If you have discovered that there is an element of bitterness in your church, you need to figure out who the bitter person is. If you don’t, the bitter root will grow into a mighty oak, destroy your fellowship, and will eventually destroy the church itself. It is therefore very important that you deal with the problem and that you take it very seriously. Having said this let me hasten to point out that, as serious as the problem is, your main goal is to win the person back to fellowship, not to destroy her. This means that you must make sure that when you go to help her, you must make sure that you are in very good fellowship with God. You must be “confessed up” and you must be very careful that you don’t share in the sin of the person you are approaching.

The Bible tells us (Matthew 18.15–35; Galatians 6.1) how we are to approach a person who is in sin: First, go to her alone with the goal of winning her back to faith. Gently point out what you think her error is, and without allowing “wiggle room,” gently ask her to confess and repent from it. If she agrees with you about her sin, you have won your sister.

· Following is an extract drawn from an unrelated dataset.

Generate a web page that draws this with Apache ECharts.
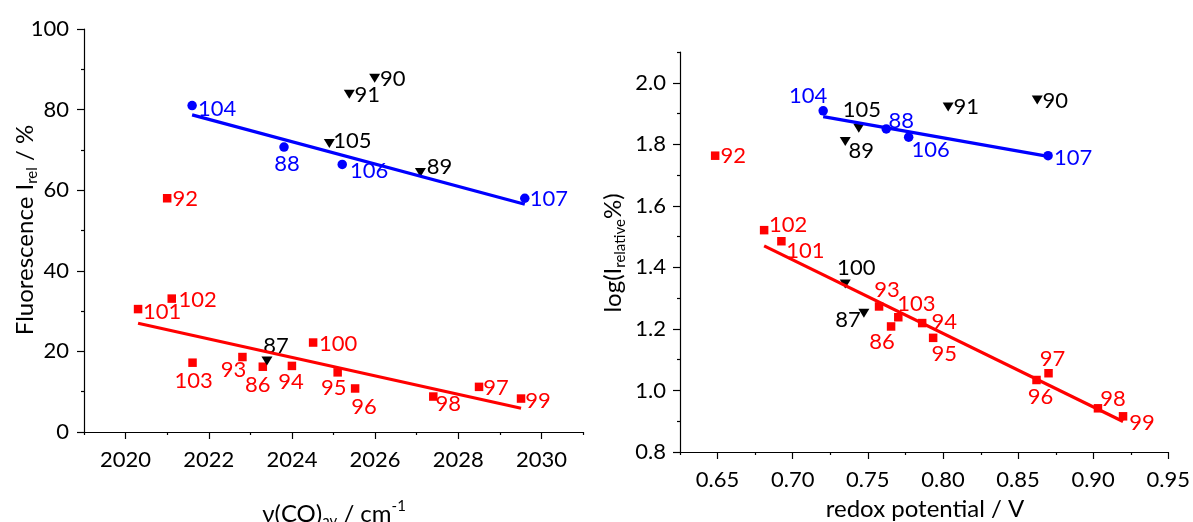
<!DOCTYPE html>
<html>
<head>
<meta charset="utf-8">
<script src="https://cdn.jsdelivr.net/npm/echarts@6/dist/echarts.min.js"></script>
<style>
  html, body { margin: 0; padding: 0; background: #ffffff; }
  #chart { width: 1193px; height: 522px; }
</style>
</head>
<body>
<div id="chart"></div>
<script>
// ---------- Left panel: I_rel (%) against averaged nu(CO) (cm-1) ----------
const leftRedIds = ['92', '101', '102', '103', '93', '86', '94', '100', '95', '96', '98', '97', '99'];
const leftRedNu  = [2021.00, 2020.30, 2021.11, 2021.61, 2022.81, 2023.30, 2024.00, 2024.51, 2025.10, 2025.52, 2027.40, 2028.50, 2029.51];
const leftRedI   = [58.0, 30.5, 33.1, 17.2, 18.6, 16.2, 16.4, 22.2, 14.8, 10.8, 8.8, 11.2, 8.3];

const leftBlueIds = ['104', '88', '106', '107'];
const leftBlueNu  = [2021.60, 2023.81, 2025.21, 2029.60];
const leftBlueI   = [81.0, 70.7, 66.4, 58.0];

const leftBlackIds = ['90', '91', '105', '89', '87'];
const leftBlackNu  = [2025.99, 2025.38, 2024.90, 2027.09, 2023.40];
const leftBlackI   = [87.8, 83.8, 71.6, 64.4, 17.6];

// linear fits (end points)
const leftBlueFit = [[2021.60, 78.7], [2029.60, 56.5]];
const leftRedFit  = [[2020.30, 27.0], [2029.51, 5.9]];

const leftXTicks      = [2020, 2022, 2024, 2026, 2028, 2030];
const leftXMinorTicks = [2019, 2021, 2023, 2025, 2027, 2029, 2031];

// ---------- Right panel: log(I_relative %) against redox potential (V) ----------
const rightRedIds = ['92', '102', '101', '93', '103', '86', '94', '95', '96', '97', '98', '99'];
const rightRedE   = [0.6484, 0.6810, 0.6925, 0.7575, 0.7703, 0.7655, 0.7862, 0.7935, 0.8623, 0.8703, 0.9032, 0.9199];
const rightRedLog = [1.763, 1.521, 1.485, 1.273, 1.238, 1.208, 1.219, 1.171, 1.034, 1.056, 0.942, 0.916];

const rightBlueIds = ['104', '88', '106', '107'];
const rightBlueE   = [0.7203, 0.7623, 0.7772, 0.8700];
const rightBlueLog = [1.909, 1.850, 1.823, 1.763];

const rightBlackIds = ['105', '89', '91', '90', '100', '87'];
const rightBlackE   = [0.7440, 0.7350, 0.8035, 0.8628, 0.7350, 0.7474];
const rightBlackLog = [1.852, 1.809, 1.921, 1.944, 1.346, 1.251];

const rightBlueFit = [[0.7203, 1.890], [0.8700, 1.761]];
const rightRedFit  = [[0.6810, 1.470], [0.9199, 0.899]];

const rightXTicks      = [0.65, 0.70, 0.75, 0.80, 0.85, 0.90, 0.95];
const rightXMinorTicks = [0.625, 0.675, 0.725, 0.775, 0.825, 0.875, 0.925];
const rightYTicks      = [0.8, 1.0, 1.2, 1.4, 1.6, 1.8, 2.0];
const rightYMinorTicks = [0.9, 1.1, 1.3, 1.5, 1.7, 1.9, 2.1];

// ---------- label placement (text centre relative to the marker, px) ----------
const leftLabelShift = {
  '101': [24, 3], '102': [26, 1], '103': [1, 18], '93': [-9, 13], '86': [-5, 18],
  '94': [-1, 16], '100': [25, 1], '95': [-4, 16], '96': [9, 18], '98': [15, 7],
  '97': [17, 1], '99': [17, 2], '87': [9, -15], '104': [25, 3], '88': [3, 17],
  '106': [27, 6], '105': [23, -3], '91': [18, 1], '90': [18, 1], '92': [18, 1],
  '89': [19, -6], '107': [24, 1]
};
const rightLabelShift = {
  '104': [-15, -15], '105': [3, -18], '89': [16, 9], '88': [15, -8], '106': [22, 13],
  '91': [18, 0], '90': [18, 1], '92': [18, 0], '107': [25, 2], '102': [24, -5],
  '101': [24, 10], '100': [11, -16], '93': [8, -17], '103': [18, -13], '87': [-16, 7],
  '86': [-9, 15], '94': [22, -1], '95': [11, 16], '97': [4, -14], '96': [4, 17],
  '98': [15, -9], '99': [19, 7]
};

const FONT = 'Lato, "Open Sans", "DejaVu Sans", sans-serif';
const RED = '#ff0000', BLUE = '#0000ff', BLACK = '#000000';

function points(ids, xs, ys, shifts) {
  return ids.map((id, i) => ({
    name: id,
    value: [xs[i], ys[i]],
    label: { offset: shifts[id] || [18, 0] }
  }));
}

function scatter(name, ids, xs, ys, shifts, color, symbol, size, rotate, axisIdx) {
  return {
    name: name,
    type: 'scatter',
    xAxisIndex: axisIdx, yAxisIndex: axisIdx,
    symbol: symbol, symbolSize: size, symbolRotate: rotate,
    itemStyle: { color: color, opacity: 1 },
    z: 2,
    label: {
      show: true, position: 'inside', formatter: '{b}',
      color: color, fontSize: 22, fontFamily: FONT, opacity: 1
    },
    emphasis: { disabled: true },
    data: points(ids, xs, ys, shifts)
  };
}

function fitLine(data, color, axisIdx) {
  return {
    type: 'line', xAxisIndex: axisIdx, yAxisIndex: axisIdx,
    data: data, symbol: 'none', silent: true, z: 3,
    lineStyle: { color: color, width: 3.2, opacity: 1 }
  };
}

const axisLine = { show: true, onZero: false, lineStyle: { color: BLACK, width: 1.2 } };
const tickLabel = { color: BLACK, fontSize: 22, fontFamily: FONT };

// main axes (grids 0 and 2) and overlaid axes that only carry the minor ticks (grids 1 and 3)
const xAxes = [
  {
    gridIndex: 0, type: 'value', min: 2019, max: 2031,
    axisLine: axisLine,
    axisTick: { show: true, customValues: leftXTicks, length: 7, lineStyle: { color: BLACK, width: 1.2 } },
    axisLabel: Object.assign({ customValues: leftXTicks, margin: 17, formatter: v => String(v) }, tickLabel),
    splitLine: { show: false }
  },
  {
    gridIndex: 1, type: 'value', min: 2019, max: 2031,
    axisLine: { show: false },
    axisTick: { show: true, customValues: leftXMinorTicks, length: 3, lineStyle: { color: BLACK, width: 1.2 } },
    axisLabel: { show: false }, splitLine: { show: false }
  },
  {
    gridIndex: 2, type: 'value', min: 0.625, max: 0.95,
    axisLine: axisLine,
    axisTick: { show: true, customValues: rightXTicks, length: 7, lineStyle: { color: BLACK, width: 1.2 } },
    axisLabel: Object.assign({ customValues: rightXTicks, margin: 17, formatter: v => v.toFixed(2) }, tickLabel),
    splitLine: { show: false }
  },
  {
    gridIndex: 3, type: 'value', min: 0.625, max: 0.95,
    axisLine: { show: false },
    axisTick: { show: true, customValues: rightXMinorTicks, length: 3, lineStyle: { color: BLACK, width: 1.2 } },
    axisLabel: { show: false }, splitLine: { show: false }
  }
];

const yAxes = [
  {
    gridIndex: 0, type: 'value', min: 0, max: 100, interval: 20,
    axisLine: axisLine,
    axisTick: { show: true, length: 7, lineStyle: { color: BLACK, width: 1.2 } },
    minorTick: { show: true, splitNumber: 2, length: 3, lineStyle: { color: BLACK, width: 1.2 } },
    axisLabel: Object.assign({ margin: 15 }, tickLabel),
    splitLine: { show: false }, minorSplitLine: { show: false }
  },
  {
    gridIndex: 1, type: 'value', min: 0, max: 100,
    axisLine: { show: false }, axisTick: { show: false },
    axisLabel: { show: false }, splitLine: { show: false }
  },
  {
    gridIndex: 2, type: 'value', min: 0.8, max: 2.1,
    axisLine: axisLine,
    axisTick: { show: true, customValues: rightYTicks, length: 7, lineStyle: { color: BLACK, width: 1.2 } },
    axisLabel: Object.assign({ customValues: rightYTicks, margin: 14, formatter: v => v.toFixed(1) }, tickLabel),
    splitLine: { show: false }
  },
  {
    gridIndex: 3, type: 'value', min: 0.8, max: 2.1,
    axisLine: { show: false },
    axisTick: { show: true, customValues: rightYMinorTicks, length: 3, lineStyle: { color: BLACK, width: 1.2 } },
    axisLabel: { show: false }, splitLine: { show: false }
  }
];

const leftRect  = { left: 84, top: 29, width: 499, height: 403 };
const rightRect = { left: 680, top: 52, width: 489, height: 400 };

const titleRich = {
  m:   { fontSize: 24, fontFamily: FONT, color: BLACK, lineHeight: 30 },
  sub: { fontSize: 15, fontFamily: FONT, color: BLACK, verticalAlign: 'bottom' },
  sup: { fontSize: 15, fontFamily: FONT, color: BLACK, verticalAlign: 'top' }
};

function title(x, y, rot, text) {
  return {
    type: 'text', x: x, y: y, rotation: rot, silent: true,
    style: { text: text, rich: titleRich, align: 'center', verticalAlign: 'middle', fill: BLACK }
  };
}

const option = {
  backgroundColor: '#ffffff',
  animation: false,
  grid: [
    Object.assign({ containLabel: false }, leftRect),
    Object.assign({ containLabel: false }, leftRect),
    Object.assign({ containLabel: false }, rightRect),
    Object.assign({ containLabel: false }, rightRect)
  ],
  xAxis: xAxes,
  yAxis: yAxes,
  series: [
    scatter('left-red', leftRedIds, leftRedNu, leftRedI, leftLabelShift, RED, 'rect', 8.5, 0, 0),
    scatter('left-blue', leftBlueIds, leftBlueNu, leftBlueI, leftLabelShift, BLUE, 'circle', 9.5, 0, 0),
    scatter('left-black', leftBlackIds, leftBlackNu, leftBlackI, leftLabelShift, BLACK, 'triangle', [11, 9], 180, 0),
    fitLine(leftBlueFit, BLUE, 0),
    fitLine(leftRedFit, RED, 0),
    scatter('right-red', rightRedIds, rightRedE, rightRedLog, rightLabelShift, RED, 'rect', 8.5, 0, 2),
    scatter('right-blue', rightBlueIds, rightBlueE, rightBlueLog, rightLabelShift, BLUE, 'circle', 9.5, 0, 2),
    scatter('right-black', rightBlackIds, rightBlackE, rightBlackLog, rightLabelShift, BLACK, 'triangle', [11, 9], 180, 2),
    fitLine(rightBlueFit, BLUE, 2),
    fitLine(rightRedFit, RED, 2)
  ],
  graphic: [
    title(25, 230, Math.PI / 2, '{m|Fluorescence I}{sub|rel}{m| / %}'),
    title(334, 514, 0, '{m|ν(CO)}{sub|av}{m| / cm}{sup|-1}'),
    title(613, 253, Math.PI / 2, '{m|log(I}{sub|relative}{m|%)}'),
    title(925, 509, 0, '{m|redox potential / V}')
  ]
};

const chart = echarts.init(document.getElementById('chart'), null, { renderer: 'canvas' });
chart.setOption(option);
</script>
</body>
</html>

If she won’t listen to you, you are to take several others with you, and again with the same gentle attitude and hopeful motive, point out the sin. If she repents, you all rejoice together.

If she still won’t listen, you are to take her to the whole congregation. If she confesses her sin and repents after this, you are to bring her back into fellowship, forgive her, and go on rejoicing.

If there is still no repentance, the Bible says to treat her as a pagan and as a tax gatherer, meaning that you are to treat her as an outsider, as someone who does not belong in your group, that you are to proclaim her to be non-Christian and to ask her to leave the building and to not come back until she repents from her sins. There is to be no pretended fellowship; she is not a Christian.

I hope this helps.

Pastor Lawyer

1 comment:

Valerie (Kyriosity) said...

Jim Wilson's "How to Be Free from Bitterness" booklet was given to me several months ago, and probably has the highest UPP* ratio of any book I own. I'm going to print out this post and staple it in HTBFFB. Thanks for the excellent supplement!